A few months later I saw the family again in court – at the sentencing of the man accused of dangerous driving. He had showed no remorse – he had not made an apology, the one thing this family wanted so badly. He didn’t comment as he came out of court, escaping prison and ordered to pay only a fine, I chased him as he walked to his car. I asked over and over if he thought he should say sorry – he was silent. No words. But, this attempt made such a difference to the family of the girl who died. A few weeks later I received a heartfelt thank you from the mother – saying she’d never forget how much I helped them. We still keep in touch today, and it’s good to know that sometimes journalism can make a difference. We can spread the word about something. We can relay the facts – we can expose, we can tell a story. Each day I am telling someone else’s story. I am honoured to be doing that.

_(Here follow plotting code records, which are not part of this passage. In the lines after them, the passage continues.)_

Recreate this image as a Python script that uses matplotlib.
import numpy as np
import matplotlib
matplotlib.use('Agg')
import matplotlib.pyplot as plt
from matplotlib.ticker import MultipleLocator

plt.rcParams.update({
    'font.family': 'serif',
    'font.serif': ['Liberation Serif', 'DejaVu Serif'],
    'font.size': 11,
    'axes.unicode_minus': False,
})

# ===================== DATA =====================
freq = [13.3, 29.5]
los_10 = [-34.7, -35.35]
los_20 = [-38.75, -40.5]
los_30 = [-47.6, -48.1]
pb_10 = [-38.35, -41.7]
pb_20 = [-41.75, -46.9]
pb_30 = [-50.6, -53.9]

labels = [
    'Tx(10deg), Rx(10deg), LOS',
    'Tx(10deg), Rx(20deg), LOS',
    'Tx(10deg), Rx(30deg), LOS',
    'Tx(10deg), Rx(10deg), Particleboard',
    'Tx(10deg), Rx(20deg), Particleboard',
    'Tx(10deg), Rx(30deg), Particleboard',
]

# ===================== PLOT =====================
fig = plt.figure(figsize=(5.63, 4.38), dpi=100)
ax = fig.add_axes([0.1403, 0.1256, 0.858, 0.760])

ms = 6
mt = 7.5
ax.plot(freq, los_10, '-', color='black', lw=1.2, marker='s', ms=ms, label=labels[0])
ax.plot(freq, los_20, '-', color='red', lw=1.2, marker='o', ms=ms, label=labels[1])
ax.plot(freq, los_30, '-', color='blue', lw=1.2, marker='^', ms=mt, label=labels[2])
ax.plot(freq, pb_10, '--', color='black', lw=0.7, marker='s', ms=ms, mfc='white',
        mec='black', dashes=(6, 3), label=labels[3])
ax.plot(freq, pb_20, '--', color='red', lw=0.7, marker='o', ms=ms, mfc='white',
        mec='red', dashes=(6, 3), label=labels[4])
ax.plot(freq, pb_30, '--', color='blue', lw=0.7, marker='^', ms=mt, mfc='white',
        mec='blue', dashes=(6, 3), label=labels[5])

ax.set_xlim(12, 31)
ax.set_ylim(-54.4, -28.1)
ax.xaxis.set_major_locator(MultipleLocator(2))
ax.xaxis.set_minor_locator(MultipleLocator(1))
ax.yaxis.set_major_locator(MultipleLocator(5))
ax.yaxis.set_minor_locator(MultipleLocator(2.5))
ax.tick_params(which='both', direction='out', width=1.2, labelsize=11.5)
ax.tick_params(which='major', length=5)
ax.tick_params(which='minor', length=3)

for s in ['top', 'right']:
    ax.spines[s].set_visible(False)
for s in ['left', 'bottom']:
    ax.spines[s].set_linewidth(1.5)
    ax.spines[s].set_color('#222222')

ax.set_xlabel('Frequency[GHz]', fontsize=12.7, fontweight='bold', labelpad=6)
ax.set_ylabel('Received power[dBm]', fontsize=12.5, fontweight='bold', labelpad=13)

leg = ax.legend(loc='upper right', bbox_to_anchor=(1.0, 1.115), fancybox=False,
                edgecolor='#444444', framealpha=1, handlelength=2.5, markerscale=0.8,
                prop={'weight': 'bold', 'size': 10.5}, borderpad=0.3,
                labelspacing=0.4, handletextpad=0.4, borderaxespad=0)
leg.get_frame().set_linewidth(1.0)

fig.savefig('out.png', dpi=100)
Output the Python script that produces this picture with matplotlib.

What are your future plans?

So what does the future hold? Well I hope to fulfil more ambitions. I have always wanted to read the national news, and that remains. I want to present some sort of entertainment programme – and I’ve just made a showreel highlighting some of my best work which is posted on YouTube. I’ve even been looking for opportunities in the States, so a certain aunt of mine will be happy (she lives in California!). A new dream is to wow the crowds on the red carpet, converse with A-list film stars in Hollywood’s fascinating bubble. Who knows what the next few months and years will bring – but you can bet your life that I’ll be bugging someone until they say yes!

I thought long and hard about how my religion has influenced my successful career. It took some time for me to realize. But, I think it comes down to this. I try to help others. I want to make a difference in our world. I was brought up to be a strong woman. To have independence, and to strive for what I want in life. To be an equal to all others – I am lucky enough that being female, or being Asian, has never come as a hurdle I had to jump hard over. That’s what Sikhism is all about right? It is my family, cultural, and religious beliefs that have made me who I am today.